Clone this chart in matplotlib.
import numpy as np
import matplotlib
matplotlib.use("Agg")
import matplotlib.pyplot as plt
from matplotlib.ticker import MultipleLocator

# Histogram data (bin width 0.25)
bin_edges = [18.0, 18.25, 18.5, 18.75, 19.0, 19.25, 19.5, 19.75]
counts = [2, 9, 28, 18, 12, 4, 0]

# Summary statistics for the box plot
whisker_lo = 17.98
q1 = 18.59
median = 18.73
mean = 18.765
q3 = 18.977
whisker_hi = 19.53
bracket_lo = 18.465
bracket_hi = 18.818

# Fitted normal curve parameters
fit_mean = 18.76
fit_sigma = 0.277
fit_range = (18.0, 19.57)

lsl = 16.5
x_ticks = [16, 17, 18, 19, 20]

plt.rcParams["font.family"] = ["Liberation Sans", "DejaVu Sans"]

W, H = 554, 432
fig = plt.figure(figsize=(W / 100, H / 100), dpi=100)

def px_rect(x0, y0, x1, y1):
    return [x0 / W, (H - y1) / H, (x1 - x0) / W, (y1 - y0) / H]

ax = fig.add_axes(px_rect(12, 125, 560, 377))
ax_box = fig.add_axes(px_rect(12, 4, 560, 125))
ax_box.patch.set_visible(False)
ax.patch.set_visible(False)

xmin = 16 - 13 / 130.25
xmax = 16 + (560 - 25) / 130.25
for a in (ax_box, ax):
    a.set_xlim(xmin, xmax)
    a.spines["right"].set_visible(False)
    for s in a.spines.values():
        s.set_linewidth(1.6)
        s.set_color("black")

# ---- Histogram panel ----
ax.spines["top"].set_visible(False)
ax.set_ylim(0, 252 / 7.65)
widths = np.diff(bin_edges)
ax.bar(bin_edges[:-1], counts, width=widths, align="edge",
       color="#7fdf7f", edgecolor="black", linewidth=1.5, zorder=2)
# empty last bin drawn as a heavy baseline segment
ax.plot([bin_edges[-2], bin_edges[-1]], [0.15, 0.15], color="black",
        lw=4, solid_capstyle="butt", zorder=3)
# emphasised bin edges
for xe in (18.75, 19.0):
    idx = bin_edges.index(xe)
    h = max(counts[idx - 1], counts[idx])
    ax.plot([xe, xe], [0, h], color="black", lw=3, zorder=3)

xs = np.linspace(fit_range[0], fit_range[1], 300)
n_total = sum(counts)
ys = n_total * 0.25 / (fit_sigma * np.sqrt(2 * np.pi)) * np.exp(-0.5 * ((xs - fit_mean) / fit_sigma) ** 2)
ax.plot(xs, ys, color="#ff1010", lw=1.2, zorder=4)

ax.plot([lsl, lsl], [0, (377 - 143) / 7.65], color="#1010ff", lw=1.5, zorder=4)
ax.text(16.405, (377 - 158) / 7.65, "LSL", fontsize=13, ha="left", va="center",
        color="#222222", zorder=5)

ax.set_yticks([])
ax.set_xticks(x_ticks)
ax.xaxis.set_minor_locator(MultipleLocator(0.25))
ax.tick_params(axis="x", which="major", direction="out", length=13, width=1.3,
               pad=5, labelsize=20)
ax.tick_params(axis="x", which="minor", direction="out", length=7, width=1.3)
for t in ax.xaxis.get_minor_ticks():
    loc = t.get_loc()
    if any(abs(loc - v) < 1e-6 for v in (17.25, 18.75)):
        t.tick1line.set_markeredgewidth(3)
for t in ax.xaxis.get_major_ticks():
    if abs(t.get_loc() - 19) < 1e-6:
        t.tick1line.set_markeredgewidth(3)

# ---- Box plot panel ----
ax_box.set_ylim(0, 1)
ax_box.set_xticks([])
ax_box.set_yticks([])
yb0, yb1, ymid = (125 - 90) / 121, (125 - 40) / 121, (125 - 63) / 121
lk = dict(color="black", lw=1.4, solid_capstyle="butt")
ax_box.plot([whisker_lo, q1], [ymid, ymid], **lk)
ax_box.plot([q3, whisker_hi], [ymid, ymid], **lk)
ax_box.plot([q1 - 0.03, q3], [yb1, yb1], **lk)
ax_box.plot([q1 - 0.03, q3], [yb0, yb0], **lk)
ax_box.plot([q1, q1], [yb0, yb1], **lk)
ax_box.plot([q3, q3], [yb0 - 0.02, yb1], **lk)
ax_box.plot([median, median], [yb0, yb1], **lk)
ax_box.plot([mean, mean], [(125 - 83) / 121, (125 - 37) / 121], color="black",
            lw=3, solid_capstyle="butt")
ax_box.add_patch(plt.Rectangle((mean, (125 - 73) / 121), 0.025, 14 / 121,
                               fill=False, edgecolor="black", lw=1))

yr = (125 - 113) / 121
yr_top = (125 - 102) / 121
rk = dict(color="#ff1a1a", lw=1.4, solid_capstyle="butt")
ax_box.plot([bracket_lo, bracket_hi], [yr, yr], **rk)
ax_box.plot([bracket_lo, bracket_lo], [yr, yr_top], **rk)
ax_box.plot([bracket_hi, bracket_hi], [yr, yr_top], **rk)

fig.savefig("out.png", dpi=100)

• Request: Print exactly, and only, the lines beginning at the top of the listing and ending at the line with "bracket_hi = 18.818".

• Reply:
Clone this chart in matplotlib.
import numpy as np
import matplotlib
matplotlib.use("Agg")
import matplotlib.pyplot as plt
from matplotlib.ticker import MultipleLocator

# Histogram data (bin width 0.25)
bin_edges = [18.0, 18.25, 18.5, 18.75, 19.0, 19.25, 19.5, 19.75]
counts = [2, 9, 28, 18, 12, 4, 0]

# Summary statistics for the box plot
whisker_lo = 17.98
q1 = 18.59
median = 18.73
mean = 18.765
q3 = 18.977
whisker_hi = 19.53
bracket_lo = 18.465
bracket_hi = 18.818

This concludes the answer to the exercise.